The Little Door's new pastry chef, Danielle Keene, has been concocting ice creams to serve by the scoop at the Los Angeles restaurant's adjacent deli-cafe Little Next Door as well as for her new desserts at the restaurant.

She makes a sundae layered in a parfait glass, starting with kumquat-size almond financiers (made with brown butter, orange zest and orange blossom water), then adding roasted Adriatic figs, huckleberry compote and a scoop of honey lavender ice cream. Then the layers are repeated, topped with two more scoops of ice cream and candied orange zest. It's the pinnacle expression of well-loved sundae characteristics -- the cake-like texture of financiers meets the creaminess of ice cream meets soft-roasted and syrupy fruit in a commingling of textures and temperatures.

'The perfect bite'

AT THE recently opened Brix@1601 in Hermosa Beach, executive pastry chef Renee Ward is making her version of a layered sundae -- a show-stopping dessert that she calls a coconut coupe. Ward begins with tart kalamansi lime gelee perfumed with vanilla, then a layer of house-made raspberry marmalade and fresh raspberries for a parfait-like beginning. A coconut sable makes a crunchy platform for a tiny scoop of creamy coconut lime sorbet. For a final, flamboyant touch, a teardrop-shaped coconut meringue.

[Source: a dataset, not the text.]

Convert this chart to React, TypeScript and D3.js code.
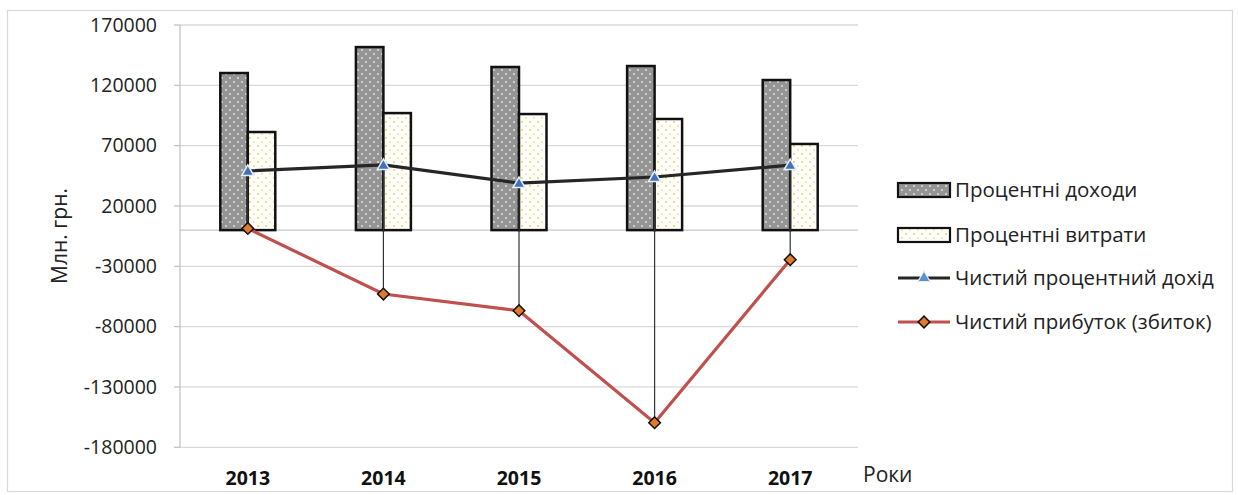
import React from "react";
import * as d3 from "d3";

// Banking sector results, UAH million
const years = ["2013", "2014", "2015", "2016", "2017"];
const interestIncome = [130200, 151700, 135200, 136000, 124400];
const interestExpense = [81300, 97000, 96200, 92100, 71400];
const netInterestIncome = [49000, 54000, 39000, 44000, 53900];
const netProfit = [1400, -53000, -66800, -159600, -24500];
const yTicks = [170000, 120000, 70000, 20000, -30000, -80000, -130000, -180000];

const legendLabels = [
  "Процентні доходи",
  "Процентні витрати",
  "Чистий процентний дохід",
  "Чистий прибуток (збиток)",
];

const W = 1238;
const H = 495;
const FONT = "'Open Sans', 'Liberation Sans', sans-serif";

export default function App() {
  const x = d3.scaleBand<string>().domain(years).range([180, 858]);
  const y = d3.scaleLinear().domain([-180000, 170000]).range([447.3, 25]);
  const barW = 27.5;
  const cx = (yr: string) => (x(yr) as number) + x.bandwidth() / 2;

  const netLine = d3
    .line<number>()
    .x((_, i) => cx(years[i]))
    .y((v) => y(v));

  const tri = d3.symbol().type(d3.symbolTriangle).size(64)() as string;
  const diamond = d3.symbol().type(d3.symbolSquare).size(68)() as string;

  const legendX0 = 898;
  const legendX1 = 950;
  const legendRows = [190, 235, 278, 322];

  return (
    <svg
      width={W}
      height={H}
      style={{ position: "absolute", left: 0, top: 0, background: "#fff" }}
    >
      <defs>
        <pattern id="dotsGray" width="8" height="8" patternUnits="userSpaceOnUse">
          <rect width="8" height="8" fill="#959595" />
          <circle cx="2" cy="2" r="0.9" fill="#e6e6e6" />
          <circle cx="6" cy="6" r="0.9" fill="#e6e6e6" />
        </pattern>
        <pattern id="dotsYellow" width="8" height="8" patternUnits="userSpaceOnUse">
          <rect width="8" height="8" fill="#ffffff" />
          <circle cx="2" cy="2" r="0.9" fill="#f0c93a" />
          <circle cx="6" cy="6" r="0.9" fill="#f3dc8a" />
        </pattern>
      </defs>

      {/* outer frame */}
      <rect x={7.5} y={10.5} width={1225} height={481} fill="#fff" stroke="#d9d9d9" strokeWidth={1.2} />

      {/* gridlines */}
      {yTicks.map((t) => (
        <line key={t} x1={180} x2={858} y1={y(t)} y2={y(t)} stroke="#d9d9d9" strokeWidth={1.3} />
      ))}
      {/* category axis at zero */}
      <line x1={180} x2={858} y1={y(0)} y2={y(0)} stroke="#c8c8c8" strokeWidth={1.3} />
      {/* value axis */}
      <line x1={180} x2={180} y1={y(170000)} y2={y(-180000)} stroke="#bfbfbf" strokeWidth={1.2} />
      {yTicks.map((t) => (
        <g key={"t" + t}>
          <line x1={174} x2={180} y1={y(t)} y2={y(t)} stroke="#bfbfbf" strokeWidth={1.2} />
          <text
            x={157}
            y={y(t)}
            dy="0.35em"
            textAnchor="end"
            fontFamily={FONT}
            fontSize={19.5}
            fill="#222"
          >
            {t}
          </text>
        </g>
      ))}

      {/* y title */}
      <text
        transform="translate(67,236) rotate(-90)"
        textAnchor="middle"
        fontFamily={FONT}
        fontSize={21}
        fill="#222"
      >
        Млн. грн.
      </text>

      {/* bars */}
      {years.map((yr, i) => (
        <g key={"b" + yr}>
          <rect
            x={cx(yr) - barW}
            y={y(interestIncome[i])}
            width={barW}
            height={y(0) - y(interestIncome[i])}
            fill="url(#dotsGray)"
            stroke="#111"
            strokeWidth={2.5}
          />
          <rect
            x={cx(yr)}
            y={y(interestExpense[i])}
            width={barW}
            height={y(0) - y(interestExpense[i])}
            fill="url(#dotsYellow)"
            stroke="#111"
            strokeWidth={2.5}
          />
        </g>
      ))}

      {/* high-low lines between the two line series */}
      {years.map((yr, i) => (
        <line
          key={"hl" + yr}
          x1={cx(yr)}
          x2={cx(yr)}
          y1={y(Math.max(netInterestIncome[i], netProfit[i]))}
          y2={y(Math.min(netInterestIncome[i], netProfit[i]))}
          stroke="#333"
          strokeWidth={1.2}
        />
      ))}

      {/* net interest income */}
      <path d={netLine(netInterestIncome) as string} fill="none" stroke="#262626" strokeWidth={3.2} />
      {netInterestIncome.map((v, i) => (
        <path
          key={"tr" + i}
          d={tri}
          transform={`translate(${cx(years[i])},${y(v) + 1})`}
          fill="#3f73b5"
          stroke="#e8eef7"
          strokeWidth={1.5}
        />
      ))}

      {/* net profit (loss) */}
      <path d={netLine(netProfit) as string} fill="none" stroke="#c0504d" strokeWidth={3.2} />
      {netProfit.map((v, i) => (
        <path
          key={"dm" + i}
          d={diamond}
          transform={`translate(${cx(years[i])},${y(v)}) rotate(45)`}
          fill="#e07b2a"
          stroke="#111"
          strokeWidth={1.5}
        />
      ))}

      {/* category labels */}
      {years.map((yr) => (
        <text
          key={"x" + yr}
          x={cx(yr)}
          y={485}
          textAnchor="middle"
          fontFamily={FONT}
          fontWeight="bold"
          fontSize={19.5}
          fill="#111"
        >
          {yr}
        </text>
      ))}
      <text x={863} y={482} fontFamily={FONT} fontSize={21} fill="#222">
        Роки
      </text>

      {/* legend */}
      <rect x={legendX0} y={legendRows[0] - 7} width={legendX1 - legendX0} height={14} fill="url(#dotsGray)" stroke="#111" strokeWidth={2.2} />
      <rect x={legendX0} y={legendRows[1] - 7} width={legendX1 - legendX0} height={14} fill="url(#dotsYellow)" stroke="#111" strokeWidth={2.2} />
      <line x1={legendX0} x2={legendX1} y1={legendRows[2]} y2={legendRows[2]} stroke="#262626" strokeWidth={3.2} />
      <path d={tri} transform={`translate(${(legendX0 + legendX1) / 2},${legendRows[2]})`} fill="#5b8fd0" stroke="#e8eef7" strokeWidth={1.2} />
      <line x1={legendX0} x2={legendX1} y1={legendRows[3]} y2={legendRows[3]} stroke="#c0504d" strokeWidth={3.2} />
      <path d={diamond} transform={`translate(${(legendX0 + legendX1) / 2},${legendRows[3]}) rotate(45)`} fill="#e07b2a" stroke="#111" strokeWidth={1.5} />
      {legendLabels.map((l, i) => (
        <text
          key={l}
          x={955}
          y={legendRows[i]}
          dy="0.35em"
          fontFamily={FONT}
          fontSize={20.5}
          fill="#222"
        >
          {l}
        </text>
      ))}
    </svg>
  );
}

"I like to watch the guests . . . take the spoon and dive in all the way to the bottom so they get all the textures and all the different flavors and take the perfect bite," Ward says.

Hers is an elegant dinner finale that sommelier Caitlin Stansbury serves with a Moscato Bianco from Vignalta. "The richness of the coconut and the tropical flavors she's layered into that dessert," Stansbury says, "pairs so well with the heady gardenia scent and jasmine" of the Muscat.